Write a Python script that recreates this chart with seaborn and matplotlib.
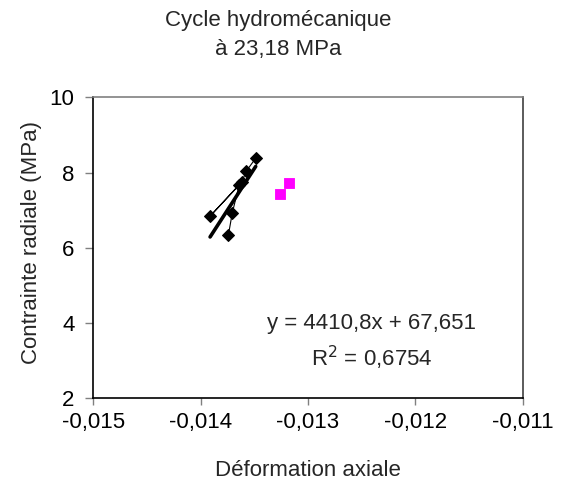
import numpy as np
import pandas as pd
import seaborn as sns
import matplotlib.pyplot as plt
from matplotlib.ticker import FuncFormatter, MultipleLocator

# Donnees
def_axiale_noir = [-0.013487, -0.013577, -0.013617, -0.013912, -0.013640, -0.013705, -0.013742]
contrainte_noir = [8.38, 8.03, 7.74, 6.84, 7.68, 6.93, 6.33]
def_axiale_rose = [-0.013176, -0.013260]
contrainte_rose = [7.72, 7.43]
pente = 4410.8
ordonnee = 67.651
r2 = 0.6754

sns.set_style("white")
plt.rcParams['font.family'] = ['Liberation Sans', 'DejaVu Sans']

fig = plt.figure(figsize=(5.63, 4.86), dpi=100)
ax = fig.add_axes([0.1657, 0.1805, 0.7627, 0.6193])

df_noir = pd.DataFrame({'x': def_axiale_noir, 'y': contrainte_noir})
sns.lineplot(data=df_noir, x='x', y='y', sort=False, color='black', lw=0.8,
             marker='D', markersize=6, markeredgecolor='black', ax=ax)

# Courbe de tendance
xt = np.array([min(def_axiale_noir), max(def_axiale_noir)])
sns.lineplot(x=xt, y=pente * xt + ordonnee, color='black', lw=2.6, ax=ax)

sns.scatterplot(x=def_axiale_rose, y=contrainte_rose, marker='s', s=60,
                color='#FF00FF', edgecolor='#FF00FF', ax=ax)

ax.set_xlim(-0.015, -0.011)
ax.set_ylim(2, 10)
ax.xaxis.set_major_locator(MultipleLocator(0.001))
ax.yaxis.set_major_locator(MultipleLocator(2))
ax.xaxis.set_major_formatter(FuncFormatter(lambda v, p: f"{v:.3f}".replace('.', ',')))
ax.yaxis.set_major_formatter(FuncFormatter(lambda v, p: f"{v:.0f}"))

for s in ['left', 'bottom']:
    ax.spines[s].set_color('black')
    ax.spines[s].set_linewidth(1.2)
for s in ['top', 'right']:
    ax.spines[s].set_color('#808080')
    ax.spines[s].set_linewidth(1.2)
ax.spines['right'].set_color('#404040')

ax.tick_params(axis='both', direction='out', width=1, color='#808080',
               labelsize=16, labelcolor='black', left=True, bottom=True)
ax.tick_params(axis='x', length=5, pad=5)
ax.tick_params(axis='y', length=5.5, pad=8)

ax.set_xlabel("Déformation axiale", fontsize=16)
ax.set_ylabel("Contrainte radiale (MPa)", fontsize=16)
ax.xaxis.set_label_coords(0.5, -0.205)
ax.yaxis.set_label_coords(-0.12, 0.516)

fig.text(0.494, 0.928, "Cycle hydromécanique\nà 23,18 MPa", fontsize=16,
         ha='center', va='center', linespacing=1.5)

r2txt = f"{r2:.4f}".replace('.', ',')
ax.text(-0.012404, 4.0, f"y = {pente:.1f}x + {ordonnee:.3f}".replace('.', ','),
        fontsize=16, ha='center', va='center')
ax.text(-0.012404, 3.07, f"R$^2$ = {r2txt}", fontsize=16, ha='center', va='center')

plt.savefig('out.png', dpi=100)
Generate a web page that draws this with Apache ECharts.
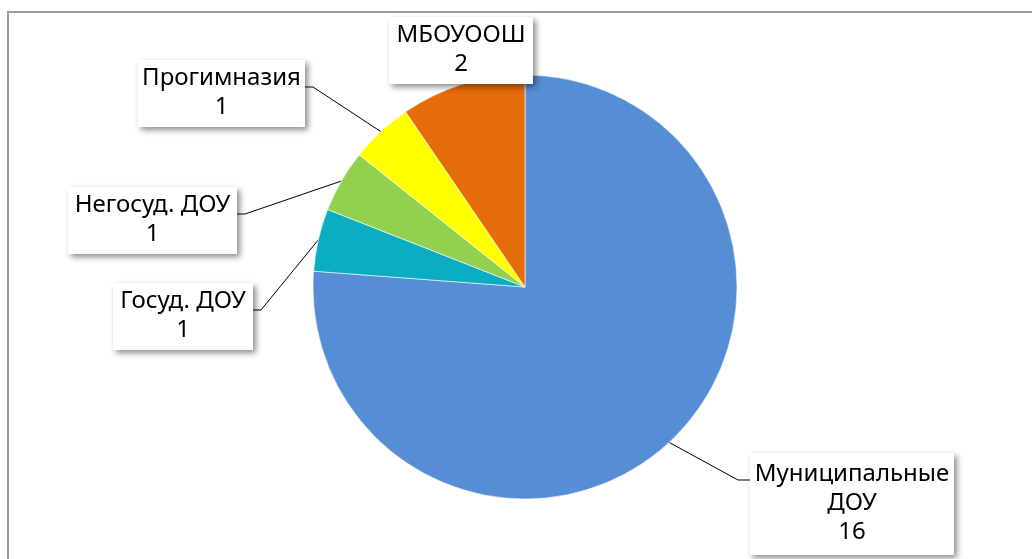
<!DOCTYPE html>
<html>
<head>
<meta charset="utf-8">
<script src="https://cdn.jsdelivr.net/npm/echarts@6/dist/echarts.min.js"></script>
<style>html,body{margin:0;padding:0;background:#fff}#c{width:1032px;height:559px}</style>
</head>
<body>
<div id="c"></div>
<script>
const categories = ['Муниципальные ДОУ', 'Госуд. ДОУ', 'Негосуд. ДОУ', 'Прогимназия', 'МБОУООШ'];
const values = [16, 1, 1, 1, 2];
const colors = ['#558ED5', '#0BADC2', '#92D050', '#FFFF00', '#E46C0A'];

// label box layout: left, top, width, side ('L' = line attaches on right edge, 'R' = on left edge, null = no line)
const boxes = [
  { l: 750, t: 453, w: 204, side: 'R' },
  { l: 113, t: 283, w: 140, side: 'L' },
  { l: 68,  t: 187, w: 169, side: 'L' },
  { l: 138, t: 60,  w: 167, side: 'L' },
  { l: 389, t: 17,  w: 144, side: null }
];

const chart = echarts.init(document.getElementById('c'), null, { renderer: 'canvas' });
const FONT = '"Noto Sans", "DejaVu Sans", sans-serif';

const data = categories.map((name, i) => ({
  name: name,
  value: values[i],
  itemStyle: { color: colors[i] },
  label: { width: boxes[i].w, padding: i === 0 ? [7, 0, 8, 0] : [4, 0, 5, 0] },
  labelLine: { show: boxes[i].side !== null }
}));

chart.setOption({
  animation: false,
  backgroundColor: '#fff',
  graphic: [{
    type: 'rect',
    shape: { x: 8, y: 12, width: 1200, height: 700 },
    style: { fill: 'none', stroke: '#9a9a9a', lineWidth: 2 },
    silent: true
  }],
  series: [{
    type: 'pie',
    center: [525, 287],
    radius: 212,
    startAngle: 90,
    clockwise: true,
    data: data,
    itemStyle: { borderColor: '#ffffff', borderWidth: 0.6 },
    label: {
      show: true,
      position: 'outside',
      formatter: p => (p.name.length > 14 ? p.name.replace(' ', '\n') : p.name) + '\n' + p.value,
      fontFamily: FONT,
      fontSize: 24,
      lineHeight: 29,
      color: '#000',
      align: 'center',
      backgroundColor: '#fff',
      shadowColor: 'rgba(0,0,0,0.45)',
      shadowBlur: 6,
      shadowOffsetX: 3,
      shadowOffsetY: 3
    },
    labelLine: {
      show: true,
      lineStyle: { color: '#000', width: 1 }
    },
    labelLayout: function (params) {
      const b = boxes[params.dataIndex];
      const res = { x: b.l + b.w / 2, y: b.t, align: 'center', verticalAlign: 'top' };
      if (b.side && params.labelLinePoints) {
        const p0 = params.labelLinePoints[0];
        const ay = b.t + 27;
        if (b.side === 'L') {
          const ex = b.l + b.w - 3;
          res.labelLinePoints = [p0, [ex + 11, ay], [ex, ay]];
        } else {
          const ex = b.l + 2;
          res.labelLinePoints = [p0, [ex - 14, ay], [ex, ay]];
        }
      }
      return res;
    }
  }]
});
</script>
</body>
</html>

= = =

* [What to produce]:
Please reproduce the listing exactly from its opening line through the line that contains "from matplotlib.ticker import", both included, with all pictures omitted.

* [Final answer]:
Write a Python script that recreates this chart with seaborn and matplotlib.
import numpy as np
import pandas as pd
import seaborn as sns
import matplotlib.pyplot as plt
from matplotlib.ticker import FuncFormatter, MultipleLocator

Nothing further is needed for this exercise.